Plan Maintenance: Clearly, we have left the loan “salesperson” in the dust as we’ve moved down the road to Professional Mortgage Planning. That being said, a good plan has a much higher probability of success if there is vigilance and accountability.
We address this in several ways. On a daily basis, we use “My Rate Alert” to monitor interest rate changes. Once rates move either up or down and hit a pre-determined trigger point, both the client and I are notified automatically via email that it may be time to take some action. Talk about “peace of mind!” We also use The Mortgage Coach’s module called “Rate Watch” to provide a written update to our clients. This provides them with a quarterly statement showing “real” loan data about their loans relative to other loans in the current market.

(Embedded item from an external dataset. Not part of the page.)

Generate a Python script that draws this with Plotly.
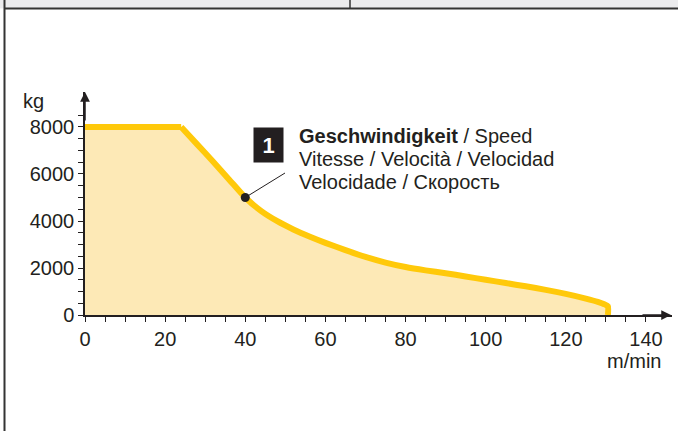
import plotly.graph_objects as go

# Data
speed_m_min = [0, 24, 28, 32, 36, 40, 44, 48, 52, 56, 60, 65, 70, 75, 80, 85, 90, 95, 100, 105, 110, 115, 120, 125, 128, 129.6, 130.5, 130.5]
load_kg = [8000, 8000, 7260, 6520, 5760, 5000, 4420, 3990, 3640, 3340, 3070, 2760, 2470, 2230, 2040, 1900, 1780, 1640, 1500, 1360, 1220, 1070, 900, 700, 560, 460, 370, 0]
x_ticks = [0, 20, 40, 60, 80, 100, 120, 140]
y_ticks = [0, 2000, 4000, 6000, 8000]
x_minor = [v for v in range(5, 140, 5) if v % 20 != 0]
y_minor = [v for v in range(500, 9000, 500) if v % 2000 != 0]
marker_speed = [40]
marker_load = [5000]
label_lines = ["<b>Geschwindigkeit</b> / Speed", "Vitesse / Velocità / Velocidad", "Velocidade / Скорость"]
badge_text = "1"

W, H = 678, 431
L, R, T, B = 85, 6, 92, 116
X_MAX, Y_MAX = 146.5, 9489
pw, ph = W - L - R, H - T - B

def px_x(p):  # pixel -> paper x
    return (p - L) / pw

def px_y(p):  # pixel -> paper y
    return (H - B - p) / ph

INK = "#231f20"
YEL = "#ffc90a"
FONT = "Liberation Sans, Arial, Helvetica, sans-serif"
FS = 20
FS_LABEL = 20

fig = go.Figure()
# filled area
fig.add_trace(go.Scatter(
    x=speed_m_min, y=load_kg, mode="lines", line=dict(width=0, color=YEL),
    fill="tozeroy", fillcolor="#fde9b6", hoverinfo="skip", showlegend=False,
))
# flat part of the curve (sharp corner at the knee)
fig.add_trace(go.Scatter(
    x=speed_m_min[:2], y=load_kg[:2], mode="lines",
    line=dict(color=YEL, width=6), hoverinfo="skip", showlegend=False,
))
# falling part, smoothed
fig.add_trace(go.Scatter(
    x=speed_m_min[1:], y=load_kg[1:], mode="lines",
    line=dict(color=YEL, width=6, shape="spline", smoothing=0.6),
    hoverinfo="skip", showlegend=False,
))
fig.add_trace(go.Scatter(
    x=marker_speed, y=marker_load, mode="markers",
    marker=dict(color=INK, size=9), showlegend=False, hoverinfo="skip",
))

axis_common = dict(
    showgrid=False, zeroline=False, showline=True, linecolor=INK, linewidth=1.5,
    ticks="outside", ticklen=5, tickwidth=1, tickcolor=INK,
    tickfont=dict(family=FONT, size=FS, color=INK),
)
fig.update_xaxes(range=[0, X_MAX], tickvals=x_ticks,
                 minor=dict(tickvals=x_minor, ticks="outside", ticklen=5, tickcolor=INK),
                 **axis_common)
fig.update_yaxes(range=[0, Y_MAX], tickvals=y_ticks,
                 minor=dict(tickvals=y_minor, ticks="outside", ticklen=5, tickcolor=INK),
                 **axis_common)

shapes = [
    # top grey band
    dict(type="rect", xref="paper", yref="paper", x0=px_x(0), x1=px_x(W), y0=px_y(0), y1=px_y(8.5),
         fillcolor="#ebebed", line=dict(width=0), layer="below"),
    dict(type="line", xref="paper", yref="paper", x0=px_x(4), x1=px_x(W), y0=px_y(8.5), y1=px_y(8.5),
         line=dict(color="#333333", width=2)),
    dict(type="line", xref="paper", yref="paper", x0=px_x(350), x1=px_x(350), y0=px_y(0), y1=px_y(8.5),
         line=dict(color="#333333", width=1.5)),
    dict(type="line", xref="paper", yref="paper", x0=px_x(4.5), x1=px_x(4.5), y0=px_y(0), y1=px_y(H),
         line=dict(color="#333333", width=2)),
    # leader line from marker to label
    dict(type="line", xref="x", yref="y", x0=marker_speed[0], y0=marker_load[0],
         x1=(285 - L) / pw * X_MAX, y1=(H - B - 173) / ph * Y_MAX,
         line=dict(color=INK, width=1)),
]

annotations = [
    # axis arrows
    dict(xref="paper", yref="paper", x=px_x(671), y=0, ax=-30, ay=0, showarrow=True,
         arrowhead=2, arrowsize=1.3, arrowwidth=1.5, arrowcolor=INK, text=""),
    dict(xref="paper", yref="paper", x=0, y=px_y(92), ax=0, ay=30, showarrow=True,
         arrowhead=2, arrowsize=1.3, arrowwidth=1.5, arrowcolor=INK, text=""),
    # axis titles
    dict(xref="paper", yref="paper", x=px_x(21), y=px_y(101), xanchor="left", yanchor="middle",
         text="kg", showarrow=False, font=dict(family=FONT, size=FS, color=INK)),
    dict(xref="paper", yref="paper", x=px_x(663), y=px_y(361), xanchor="right", yanchor="middle",
         text="m/min", showarrow=False, font=dict(family=FONT, size=FS, color=INK)),
    # badge
    dict(xref="paper", yref="paper", x=px_x(268.5), y=px_y(145), xanchor="center", yanchor="middle",
         text="<b>" + badge_text + "</b>", showarrow=False, bgcolor=INK, width=27, height=32,
         font=dict(family=FONT, size=22, color="white")),
]
for i, line in enumerate(label_lines):
    annotations.append(dict(xref="paper", yref="paper", x=px_x(297), y=px_y(135.5 + 23 * i),
                            xanchor="left", yanchor="middle", text=line, showarrow=False,
                            font=dict(family=FONT, size=FS_LABEL, color=INK)))

fig.update_layout(
    width=W, height=H, margin=dict(l=L, r=R, t=T, b=B),
    plot_bgcolor="white", paper_bgcolor="white",
    shapes=shapes, annotations=annotations,
)
fig.write_html("out.html", config={"displayModeBar": False},
               post_script="document.body.style.margin='0';document.body.style.padding='0';"
                           "document.body.style.overflow='hidden';")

We also are implementing a group accountability gathering called the “Diamond Club”. As part of our service, our clients are enrolled in the club free of charge for the first year. The Diamond Club meets quarterly and has two components. The first part is educational, where we teach our clients about their money. Here they learn about Trusts, real estate investments, tax strategies and so on. They also have the opportunity to learn about themselves and what they can to increase the probability of achieving their goals. The second part is about score keeping, where our clients measure their results against their goals. Remember this, “What gets measured gets done!” Lastly, we have an annual review with our. This is generally done over the telephone and we re-address any changes in their goals, their income, their debts and their assets.
Follow these steps and you will serve your clients well and become their advisor and coach. If you learn one thing as a result of this article let it be this, “it’s all about them, not you!” Your client’s best interest must come first. Take care of your clients and they will take care of you. This is “Professional Mortgage Planning” done by a Mortgage Planner.